Wednesday, March 11, 2009

A Universal Definition for a Planet, Moon, Sun, Etc.

To follow up on and better explain my reasoning I assert that the definition for a planet, a moon, an asteroid, comet, or the like should be one that can be applied universally, be based upon a good deal of invariable physical characteristics of matter, and make good sense to a person of a non-scientific background. Because ultimately an in any linguistic argument it is common usage that determines the winner in long run. It does not matter if some scientist asserts that "a strawberry isn't a fruit, it is pseudocarp or 'false fruit'", people will still call it a fruit and ignore the scientific definition.

To that end I think that it should be mass or mean radius that is the primary characteristic that should determine if something is a planet or not.

Of the two mass is the harder to discover about a new object unless a satellite can be observed. So for practical reasons I think it should be mean radius that determines a body's status, but with an eye towards how mass, gravity, rotation, and orbit interact to produce a more or less round body. I think the right answer, since nature does not provide a nice clear cut boundary, is a mean radius of around 1000 kilometers. Why? It's a nice round number and from what we have seen so far even a object made of fairly rigid material like stone or iron could not retain a highly irregular shape in such a circumstance. But I am open to be correct should someone with a better understanding of the math involve show that a theoretical object made entirely of iron (for example) would not round itself even with a mean radius of 1000 kilometers. Or that it should be lowered to something more like 470 km radius of Ceres.

The minor part of the definition should be that it orbits a star, brown dwarf, or is not orbiting another object that can be defined as a planet. If an object otherwise qualifies as a planet and it has only 2/3 the mean radius of larger object it is a moon. If the two objects are close in size, the larger having a radius of no more than one and a half times the the smaller, then they are binary planets. Why 2/3? Because anything less and the more massive object would be getting too close to being twice as big in radius/diameter and in pure math it would have more than three times the volume. (3.375 times the volume if you want to be precise)

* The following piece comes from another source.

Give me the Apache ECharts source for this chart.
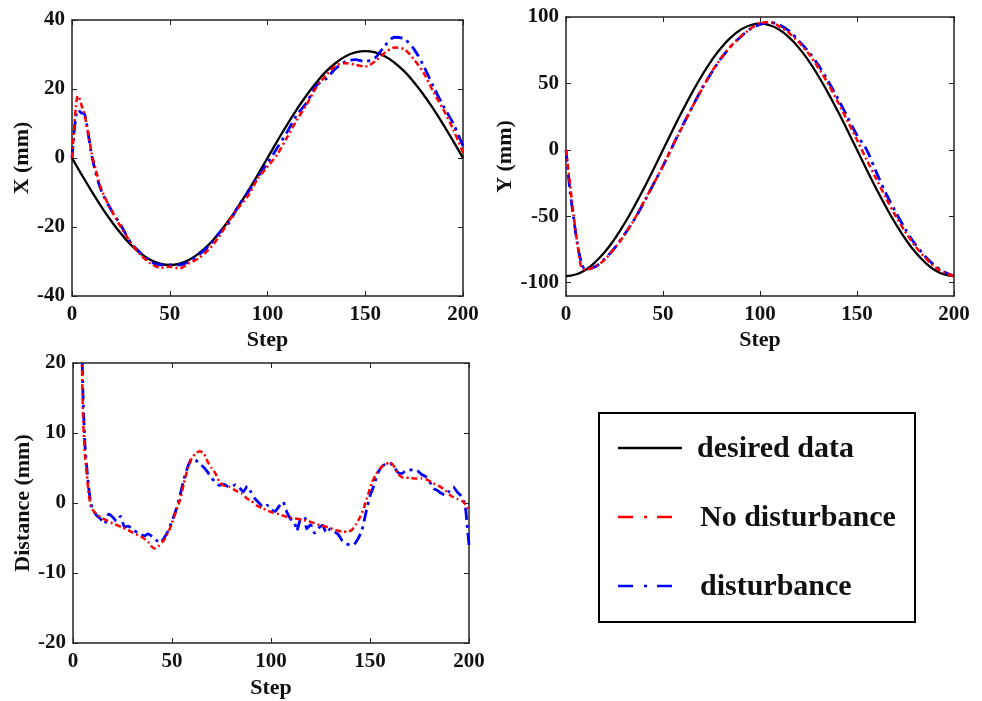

This brings me to moons. I think that anything that would not otherwise qualify as a planet due to orbiting a planet is a moon and anything smaller should be a dwarf moon, minor moon, or something of that nature. That would mean in the solar system there are seven moons and about ten minor moons. Anything that would otherwise be a comet, asteroid, or some other irregular body is a natural satellite, but not a moon.

So under this definition that makes ten planets in the solar system, Mercury, Venus, Earth, Mars, Jupiter, Saturn, Neptune, Pluto, and Eris.

And the seven moons are Ganymede, Callisto, Titan, The Moon, Io, Europa, and Triton.

The minor moons would include Rhea, Titania, Oberon, Iapetus, Dione, Tethys, Umbriel, Ariel, Charon, and Enceladus.

And rather like the asteroids they so resemble the natural satellites are too numerous to pay attention to all of them.

1 comment:

Harriet said...

Well reasoned. I will have to think more on this!